A sub-agent returns “search failed.” The orchestrator retries 3 times. All fail. The cause was an expired API key — a permanent error that will never succeed on retry. Three wasted attempts because the orchestrator could not distinguish timeout from permanent failure.
The Structured Error Schema
{
"failure_type": "auth_error",
"partial_results": [...],
"alternatives_suggested": ["try backup API", "use cached data"],
"retry_recommended": false
}
Each field enables a specific recovery decision:
| Field | What it enables |
|---|---|
failure_type | Route to correct handler (retry vs refresh vs switch) |
partial_results | Preserve work done before failure |
alternatives_suggested | Recovery paths from sub-agent’s domain knowledge |
retry_recommended | Prevent wasted retries on permanent errors |
The Recovery Data
500 sub-agent failures compared:
| Error format | Successful recovery |
|---|---|
| Generic “failed” | 18% |
| Structured (type + partial + alternatives) | 71% |
Each field adds value incrementally: failure_type alone → 42%. Add partial_results → 58%. Add alternatives → 71%. Add retry_recommended → 74%.
failure_type Enum → Recovery Router
| Type | Recovery action |
|---|---|
timeout | Retry same query |
auth_error | Refresh credentials, then retry |
not_found | Try alternative source |
rate_limited | Back off, then retry |
permanent | Do not retry, use alternatives |
A failure_type enum maps directly to recovery handlers.

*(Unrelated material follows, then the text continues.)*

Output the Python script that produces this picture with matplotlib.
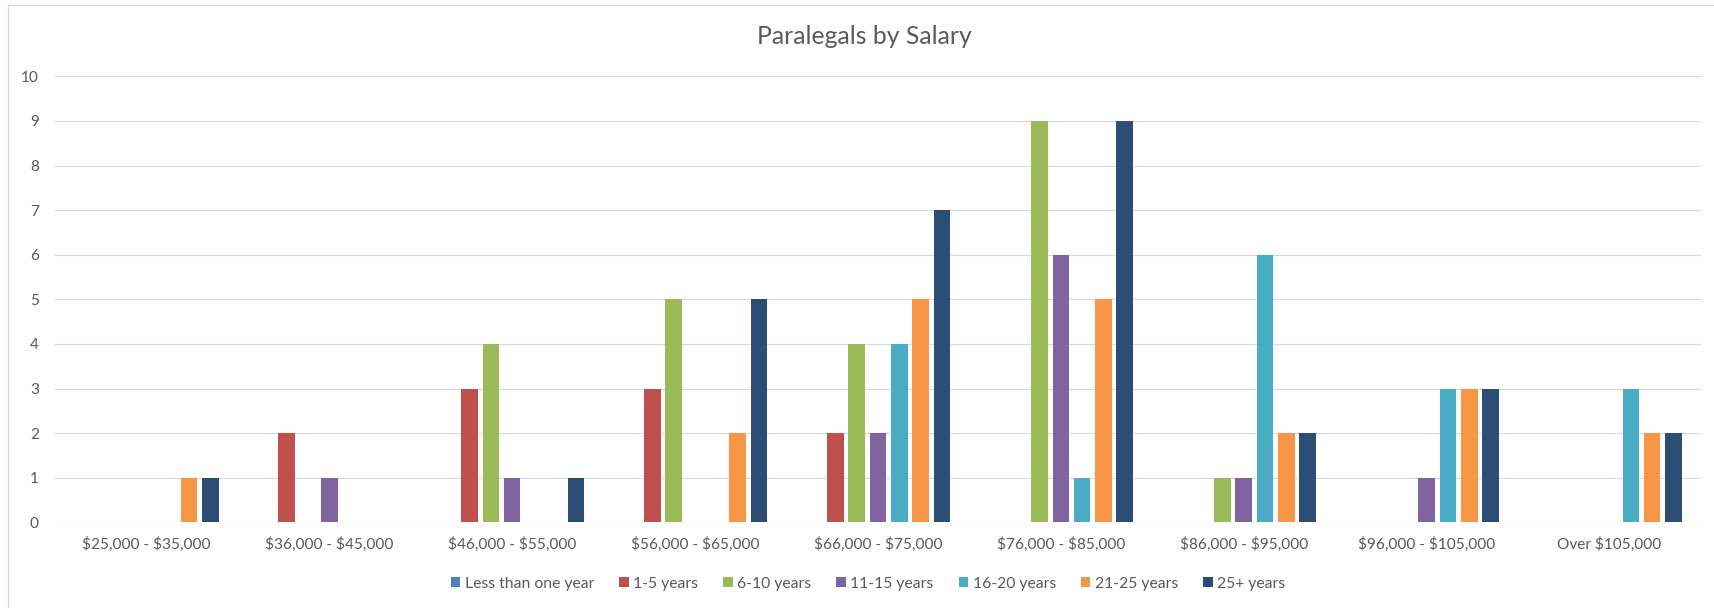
import matplotlib
matplotlib.use("Agg")
import matplotlib.pyplot as plt
from matplotlib.patches import Rectangle
import numpy as np

plt.rcParams['text.parse_math'] = False

categories = ["$25,000 - $35,000", "$36,000 - $45,000", "$46,000 - $55,000",
              "$56,000 - $65,000", "$66,000 - $75,000", "$76,000 - $85,000",
              "$86,000 - $95,000", "$96,000 - $105,000", "Over $105,000"]
series_names = ["Less than one year", "1-5 years", "6-10 years", "11-15 years",
                "16-20 years", "21-25 years", "25+ years"]
less_than_one = [0, 0, 0, 0, 0, 0, 0, 0, 0]
y1_5 = [0, 2, 3, 3, 2, 0, 0, 0, 0]
y6_10 = [0, 0, 4, 5, 4, 9, 1, 0, 0]
y11_15 = [0, 1, 1, 0, 2, 6, 1, 1, 0]
y16_20 = [0, 0, 0, 0, 4, 1, 6, 3, 3]
y21_25 = [1, 0, 0, 2, 5, 5, 2, 3, 2]
y25_plus = [1, 0, 1, 5, 7, 9, 2, 3, 2]
yticks = list(range(0, 11))

series_values = [less_than_one, y1_5, y6_10, y11_15, y16_20, y21_25, y25_plus]
colors = ["#4F81BD", "#C0504D", "#9BBB59", "#8064A2", "#4BACC6", "#F79646", "#2C4D75"]

FAMILY = "Lato"
TXT = "#595959"
GRID = "#D9D9D9"

W, H = 1714, 608
fig = plt.figure(figsize=(W / 100, H / 100), dpi=100)
fig.patch.set_facecolor("white")
renderer = fig.canvas.get_renderer()


def fit_size(text, target_px, base=10.0):
    t = fig.text(0, 0, text, fontsize=base, family=FAMILY, parse_math=False)
    w = t.get_window_extent(renderer).width
    t.remove()
    return base * target_px / w


title_fs = fit_size("Paralegals by Salary", 213)
tick_fs = fit_size("$25,000 - $35,000", 127)
leg_fs = fit_size("Less than one year", 129)

# chart border
fig.add_artist(Rectangle((8 / W, -0.1), 1.2, 1 - 5 / H + 0.1, transform=fig.transFigure,
                         fill=False, edgecolor=GRID, linewidth=0.9))

left, right = 54.9, 1701
top, bottom = 76.3, 522.3
ax = fig.add_axes([left / W, 1 - bottom / H, (right - left) / W, (bottom - top) / H])

x = np.arange(len(categories))
slot = 0.1165
bw = 0.091
for i, (name, vals, c) in enumerate(zip(series_names, series_values, colors)):
    ax.bar(x + (i - 3) * slot, vals, width=bw, color=c, label=name, linewidth=0, zorder=3)

ax.set_xlim(-0.5, len(categories) - 0.5)
ax.set_ylim(0, 10)
ax.set_yticks(yticks)
ax.set_yticklabels([str(v) for v in yticks])
ax.set_xticks(x)
ax.set_xticklabels(categories)
for s in ax.spines.values():
    s.set_visible(False)
ax.tick_params(axis="both", length=0, labelsize=tick_fs, labelcolor=TXT)
ax.tick_params(axis="y", pad=11.5)
ax.tick_params(axis="x", pad=10.5)
for lab in ax.get_xticklabels() + ax.get_yticklabels():
    lab.set_family(FAMILY)
ax.grid(axis="y", color=GRID, linewidth=0.8, zorder=0)
ax.set_axisbelow(True)

fig.text(864.5 / W, 1 - 36 / H, "Paralegals by Salary", fontsize=title_fs,
         family=FAMILY, color=TXT, ha="center", va="center")

fs_px = leg_fs * 100 / 72
leg = fig.legend(loc="center", bbox_to_anchor=(868 / W, 1 - 584 / H), ncol=7,
                 frameon=False, prop={"family": FAMILY, "size": leg_fs},
                 handlelength=9.5 / fs_px, handleheight=9.5 / fs_px,
                 handletextpad=4.5 / fs_px, columnspacing=25 / fs_px,
                 borderpad=0, borderaxespad=0)
for t in leg.get_texts():
    t.set_color(TXT)

fig.savefig("out.png", dpi=100, facecolor="white")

No message parsing, no guessing, no wasted retries on permanent errors.
Partial Results: Don’t Waste Completed Work
A sub-agent searched 5 sources, found results from 3, then timed out. Returning only “timeout error” loses the 3 successful results. The orchestrator retries from scratch — re-searching sources already completed.
Structured error with partial_results preserves the 3 results and identifies the 2 gaps. The orchestrator uses what exists and retries only the remaining sources.

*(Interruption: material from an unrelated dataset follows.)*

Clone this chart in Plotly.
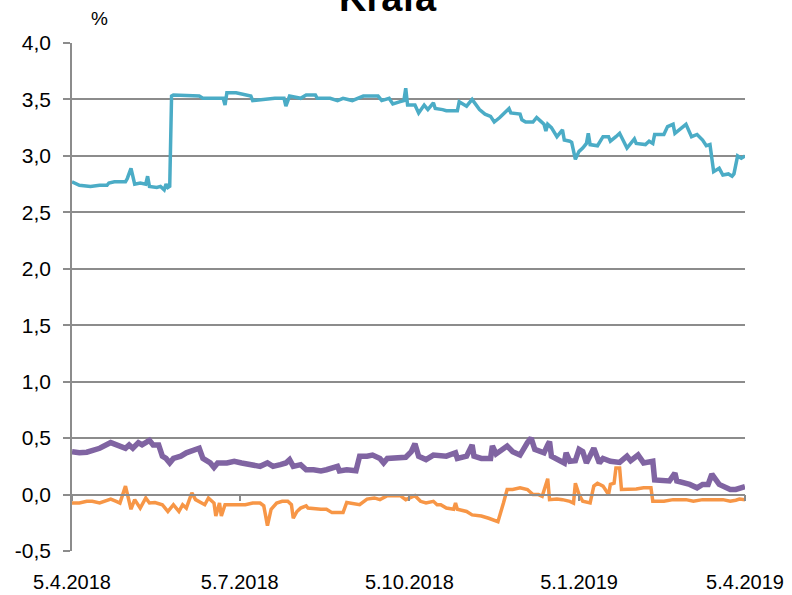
import plotly.graph_objects as go

title_text = "Krafa"
unit_label = "%"
tick_dates = ["2018-04-05", "2018-07-05", "2018-10-05", "2019-01-05", "2019-04-05"]
tick_labels = ["5.4.2018", "5.7.2018", "5.10.2018", "5.1.2019", "5.4.2019"]
y_ticks = [-0.5, 0.0, 0.5, 1.0, 1.5, 2.0, 2.5, 3.0, 3.5, 4.0]
y_tick_labels = ["-0,5", "0,0", "0,5", "1,0", "1,5", "2,0", "2,5", "3,0", "3,5", "4,0"]

teal_dates = [
    "2018-04-05", "2018-04-09", "2018-04-15", "2018-04-20", "2018-04-24", "2018-04-25", "2018-04-28",
    "2018-05-04", "2018-05-05", "2018-05-07", "2018-05-09", "2018-05-12", "2018-05-15", "2018-05-16",
    "2018-05-17", "2018-05-21", "2018-05-23", "2018-05-25", "2018-05-26", "2018-05-27", "2018-05-28",
    "2018-05-29", "2018-05-30", "2018-06-13", "2018-06-15", "2018-06-26", "2018-06-27", "2018-06-28",
    "2018-07-03", "2018-07-08", "2018-07-11", "2018-07-12", "2018-07-18", "2018-07-24", "2018-07-29",
    "2018-07-30", "2018-08-01", "2018-08-07", "2018-08-10", "2018-08-15", "2018-08-16", "2018-08-23",
    "2018-08-27", "2018-08-30", "2018-09-04", "2018-09-10", "2018-09-18", "2018-09-20", "2018-09-24",
    "2018-09-26", "2018-09-30", "2018-10-02", "2018-10-03", "2018-10-04", "2018-10-08", "2018-10-10",
    "2018-10-13", "2018-10-15", "2018-10-18", "2018-10-19", "2018-10-23", "2018-10-25", "2018-10-31",
    "2018-11-01", "2018-11-05", "2018-11-08", "2018-11-12", "2018-11-15", "2018-11-18", "2018-11-20",
    "2018-11-23", "2018-11-28", "2018-11-29", "2018-12-04", "2018-12-05", "2018-12-07", "2018-12-11",
    "2018-12-13", "2018-12-15", "2018-12-17", "2018-12-18", "2018-12-19", "2018-12-21", "2018-12-24",
    "2018-12-27", "2018-12-28", "2018-12-31", "2019-01-01", "2019-01-03", "2019-01-05", "2019-01-07",
    "2019-01-09", "2019-01-10", "2019-01-11", "2019-01-15", "2019-01-18", "2019-01-21", "2019-01-22",
    "2019-01-25", "2019-01-27", "2019-01-31", "2019-02-04", "2019-02-05", "2019-02-10", "2019-02-12",
    "2019-02-14", "2019-02-15", "2019-02-20", "2019-02-22", "2019-02-25", "2019-02-26", "2019-03-04",
    "2019-03-07", "2019-03-10", "2019-03-13", "2019-03-15", "2019-03-17", "2019-03-19", "2019-03-22",
    "2019-03-24", "2019-03-27", "2019-03-29", "2019-03-30", "2019-04-01", "2019-04-03", "2019-04-05",
]
teal_values = [
    2.77, 2.74, 2.73, 2.74, 2.74, 2.76, 2.77,
    2.77, 2.80, 2.89, 2.75, 2.76, 2.75, 2.82,
    2.73, 2.72, 2.73, 2.70, 2.75, 2.72, 2.73,
    3.53, 3.54, 3.53, 3.51, 3.51, 3.45, 3.56,
    3.56, 3.54, 3.53, 3.49, 3.50, 3.51, 3.51,
    3.44, 3.53, 3.51, 3.54, 3.54, 3.51, 3.51,
    3.49, 3.51, 3.49, 3.53, 3.53, 3.49, 3.51,
    3.46, 3.48, 3.49, 3.60, 3.45, 3.45, 3.38,
    3.45, 3.41, 3.47, 3.42, 3.41, 3.40, 3.40,
    3.48, 3.44, 3.50, 3.41, 3.37, 3.35, 3.30,
    3.34, 3.42, 3.38, 3.37, 3.32, 3.30, 3.30,
    3.34, 3.31, 3.28, 3.22, 3.28, 3.25, 3.17,
    3.23, 3.14, 3.13, 3.12, 2.97, 3.04, 3.07,
    3.11, 3.20, 3.10, 3.09, 3.17, 3.17, 3.13,
    3.17, 3.20, 3.07, 3.15, 3.11, 3.10, 3.13,
    3.11, 3.19, 3.19, 3.26, 3.28, 3.20, 3.28,
    3.17, 3.19, 3.14, 3.09, 3.10, 2.86, 2.89,
    2.83, 2.84, 2.82, 2.84, 3.00, 2.98, 3.00,
]

purple_dates = [
    "2018-04-05", "2018-04-09", "2018-04-13", "2018-04-16", "2018-04-20", "2018-04-26", "2018-04-30",
    "2018-05-04", "2018-05-06", "2018-05-08", "2018-05-11", "2018-05-13", "2018-05-17", "2018-05-19",
    "2018-05-22", "2018-05-24", "2018-05-26", "2018-05-28", "2018-05-30", "2018-06-03", "2018-06-06",
    "2018-06-10", "2018-06-13", "2018-06-15", "2018-06-19", "2018-06-21", "2018-06-23", "2018-06-28",
    "2018-07-02", "2018-07-06", "2018-07-12", "2018-07-16", "2018-07-20", "2018-07-23", "2018-07-27",
    "2018-07-30", "2018-08-01", "2018-08-03", "2018-08-07", "2018-08-10", "2018-08-14", "2018-08-18",
    "2018-08-21", "2018-08-27", "2018-08-28", "2018-09-01", "2018-09-06", "2018-09-08", "2018-09-12",
    "2018-09-15", "2018-09-19", "2018-09-21", "2018-09-23", "2018-09-30", "2018-10-03", "2018-10-06",
    "2018-10-08", "2018-10-10", "2018-10-14", "2018-10-18", "2018-10-25", "2018-10-30", "2018-10-31",
    "2018-11-05", "2018-11-08", "2018-11-09", "2018-11-13", "2018-11-18", "2018-11-19", "2018-11-21",
    "2018-11-23", "2018-11-27", "2018-11-30", "2018-12-04", "2018-12-08", "2018-12-10", "2018-12-12",
    "2018-12-15", "2018-12-17", "2018-12-19", "2018-12-20", "2018-12-21", "2018-12-24", "2018-12-28",
    "2018-12-29", "2018-12-31", "2019-01-03", "2019-01-05", "2019-01-07", "2019-01-09", "2019-01-13",
    "2019-01-16", "2019-01-18", "2019-01-22", "2019-01-27", "2019-01-31", "2019-02-02", "2019-02-06",
    "2019-02-09", "2019-02-12", "2019-02-14", "2019-02-15", "2019-02-20", "2019-02-23", "2019-02-26",
    "2019-02-27", "2019-03-06", "2019-03-10", "2019-03-13", "2019-03-16", "2019-03-18", "2019-03-20",
    "2019-03-22", "2019-03-28", "2019-03-31", "2019-04-05",
]
purple_values = [
    0.38, 0.37, 0.375, 0.39, 0.41, 0.46, 0.44,
    0.41, 0.44, 0.41, 0.46, 0.44, 0.48, 0.44,
    0.44, 0.34, 0.32, 0.28, 0.32, 0.34, 0.37,
    0.40, 0.41, 0.32, 0.28, 0.24, 0.28, 0.28,
    0.295, 0.28, 0.265, 0.25, 0.28, 0.25, 0.265,
    0.28, 0.31, 0.25, 0.265, 0.22, 0.22, 0.21,
    0.22, 0.25, 0.21, 0.22, 0.21, 0.34, 0.34,
    0.35, 0.32, 0.28, 0.32, 0.32, 0.33, 0.38,
    0.45, 0.34, 0.31, 0.35, 0.34, 0.37, 0.32,
    0.34, 0.44, 0.34, 0.32, 0.32, 0.43, 0.36,
    0.38, 0.43, 0.38, 0.35, 0.46, 0.50, 0.40,
    0.38, 0.37, 0.44, 0.47, 0.34, 0.31, 0.28,
    0.37, 0.295, 0.30, 0.40, 0.38, 0.28, 0.41,
    0.28, 0.32, 0.295, 0.285, 0.34, 0.30, 0.35,
    0.28, 0.295, 0.295, 0.13, 0.13, 0.12, 0.19,
    0.12, 0.09, 0.06, 0.09, 0.09, 0.18, 0.13,
    0.09, 0.045, 0.045, 0.07,
]

orange_dates = [
    "2018-04-05", "2018-04-09", "2018-04-13", "2018-04-16", "2018-04-20", "2018-04-26", "2018-04-29",
    "2018-05-01", "2018-05-04", "2018-05-06", "2018-05-07", "2018-05-09", "2018-05-12", "2018-05-15",
    "2018-05-17", "2018-05-20", "2018-05-24", "2018-05-27", "2018-05-30", "2018-06-02", "2018-06-04",
    "2018-06-06", "2018-06-09", "2018-06-11", "2018-06-13", "2018-06-16", "2018-06-18", "2018-06-21",
    "2018-06-22", "2018-06-24", "2018-06-25", "2018-06-27", "2018-07-02", "2018-07-08", "2018-07-12",
    "2018-07-16", "2018-07-18", "2018-07-20", "2018-07-22", "2018-07-25", "2018-07-28", "2018-07-31",
    "2018-08-02", "2018-08-03", "2018-08-05", "2018-08-07", "2018-08-10", "2018-08-11", "2018-08-18",
    "2018-08-21", "2018-08-24", "2018-08-30", "2018-09-01", "2018-09-08", "2018-09-12", "2018-09-16",
    "2018-09-19", "2018-09-23", "2018-09-26", "2018-09-30", "2018-10-03", "2018-10-08", "2018-10-11",
    "2018-10-14", "2018-10-18", "2018-10-20", "2018-10-22", "2018-10-25", "2018-10-29", "2018-10-30",
    "2018-10-31", "2018-11-05", "2018-11-08", "2018-11-13", "2018-11-17", "2018-11-22", "2018-11-25",
    "2018-11-27", "2018-11-30", "2018-12-04", "2018-12-08", "2018-12-11", "2018-12-14", "2018-12-16",
    "2018-12-19", "2018-12-20", "2018-12-24", "2018-12-27", "2018-12-31", "2019-01-02", "2019-01-03",
    "2019-01-05", "2019-01-07", "2019-01-11", "2019-01-13", "2019-01-15", "2019-01-18", "2019-01-21",
    "2019-01-22", "2019-01-24", "2019-01-25", "2019-01-27", "2019-01-28", "2019-02-02", "2019-02-05",
    "2019-02-09", "2019-02-13", "2019-02-14", "2019-02-20", "2019-02-25", "2019-03-04", "2019-03-08",
    "2019-03-13", "2019-03-24", "2019-03-28", "2019-03-31", "2019-04-02", "2019-04-05",
]
orange_values = [
    -0.075, -0.075, -0.06, -0.06, -0.075, -0.04, -0.06,
    -0.075, 0.075, -0.06, -0.13, -0.045, -0.12, -0.03,
    -0.075, -0.07, -0.09, -0.15, -0.09, -0.15, -0.09,
    -0.12, 0.015, -0.045, -0.06, -0.09, -0.03, -0.075,
    -0.19, -0.075, -0.19, -0.09, -0.09, -0.09, -0.075,
    -0.075, -0.10, -0.275, -0.13, -0.075, -0.06, -0.06,
    -0.09, -0.21, -0.15, -0.12, -0.10, -0.12, -0.13,
    -0.13, -0.16, -0.16, -0.07, -0.09, -0.04, -0.03,
    -0.045, -0.01, -0.01, -0.01, -0.045, -0.01, -0.06,
    -0.075, -0.06, -0.09, -0.09, -0.12, -0.13, -0.075,
    -0.13, -0.15, -0.18, -0.19, -0.21, -0.24, -0.075,
    0.045, 0.045, 0.06, 0.045, 0.0, 0.0, -0.015,
    0.14, -0.045, -0.04, -0.045, -0.06, -0.075, 0.10,
    0.0, -0.06, -0.075, 0.075, 0.10, 0.075, 0.0,
    0.09, 0.10, 0.235, 0.235, 0.045, 0.045, 0.05,
    0.06, 0.06, -0.06, -0.06, -0.045, -0.045, -0.06,
    -0.045, -0.045, -0.06, -0.05, -0.04, -0.045,
]

TEAL = "#4bacc6"
PURPLE = "#8064a2"
ORANGE = "#f79646"
GRID = "#8c8c8c"
FONT = "Liberation Sans, Arial, sans-serif"

fig = go.Figure()
fig.add_trace(go.Scatter(x=purple_dates, y=purple_values, mode="lines",
                         line=dict(color=PURPLE, width=5.5), showlegend=False))
fig.add_trace(go.Scatter(x=orange_dates, y=orange_values, mode="lines",
                         line=dict(color=ORANGE, width=3.5), showlegend=False))
fig.add_trace(go.Scatter(x=teal_dates, y=teal_values, mode="lines",
                         line=dict(color=TEAL, width=3.5), showlegend=False))
# invisible trace on overlay axis (tick marks on the zero line)
fig.add_trace(go.Scatter(x=[tick_dates[0], tick_dates[-1]], y=[0, 0], mode="lines",
                         line=dict(width=0), xaxis="x2", hoverinfo="skip", showlegend=False))

fig.update_layout(
    width=792, height=595,
    margin=dict(l=72, r=47, t=43, b=44, autoexpand=False),
    paper_bgcolor="white", plot_bgcolor="white",
    font=dict(family=FONT, size=20, color="black"),
    xaxis=dict(type="date", range=[tick_dates[0], tick_dates[-1]],
               tickvals=tick_dates, ticktext=tick_labels, automargin=False,
               showgrid=False, zeroline=False, showline=False,
               ticks="outside", ticklen=8, tickcolor="rgba(0,0,0,0)",
               ticklabelstandoff=5,
               tickfont=dict(family=FONT, size=20, color="black")),
    xaxis2=dict(type="date", range=[tick_dates[0], tick_dates[-1]], overlaying="x",
                anchor="free", position=(0 - y_ticks[0]) / (y_ticks[-1] - y_ticks[0]),
                tickvals=tick_dates, showticklabels=False, showgrid=False, zeroline=False,
                automargin=False,
                showline=True, linecolor=GRID, linewidth=1.5,
                ticks="outside", ticklen=6, tickwidth=1.5, tickcolor=GRID),
    yaxis=dict(range=[y_ticks[0], y_ticks[-1]], tickvals=y_ticks, ticktext=y_tick_labels,
               automargin=False,
               showgrid=True, gridcolor=GRID, gridwidth=1.5, zeroline=False,
               showline=True, linecolor=GRID, linewidth=1.5,
               ticks="outside", ticklen=7, tickwidth=1.5, tickcolor=GRID,
               ticklabelstandoff=8,
               tickfont=dict(family=FONT, size=21, color="black")),
    annotations=[
        dict(text=unit_label, xref="paper", yref="paper", x=0.0416, y=1.049,
             showarrow=False, xanchor="center", yanchor="middle",
             font=dict(family=FONT, size=19, color="black")),
        dict(text="<b>" + title_text + "</b>", xref="paper", yref="paper", x=0.4695, y=1.089,
             showarrow=False, xanchor="center", yanchor="middle",
             font=dict(family=FONT, size=38, color="black")),
    ],
)

fig.write_html("out.html", config={"displayModeBar": False},
               post_script="document.body.style.margin='0';document.body.style.overflow='hidden';")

Silent Completion Is Worse Than Reported Failure
Returning success with only the 3 results (hiding the 2 unsearched sources) is deceptive. The orchestrator believes it has comprehensive results when 40% of sources were never checked. Transparent error reporting with gaps identified is always better than silent partial completion.
The First Step
If sub-agents currently return unstructured error messages: define a standard error schema for all sub-agents. Consistent structure lets the orchestrator reliably extract recovery information without per-agent parsing logic.
One-liner: Return structured errors with failure_type, partial_results, and alternatives — this enables the orchestrator to recover 71% of failures instead of 18%, by routing each error type to the correct recovery strategy.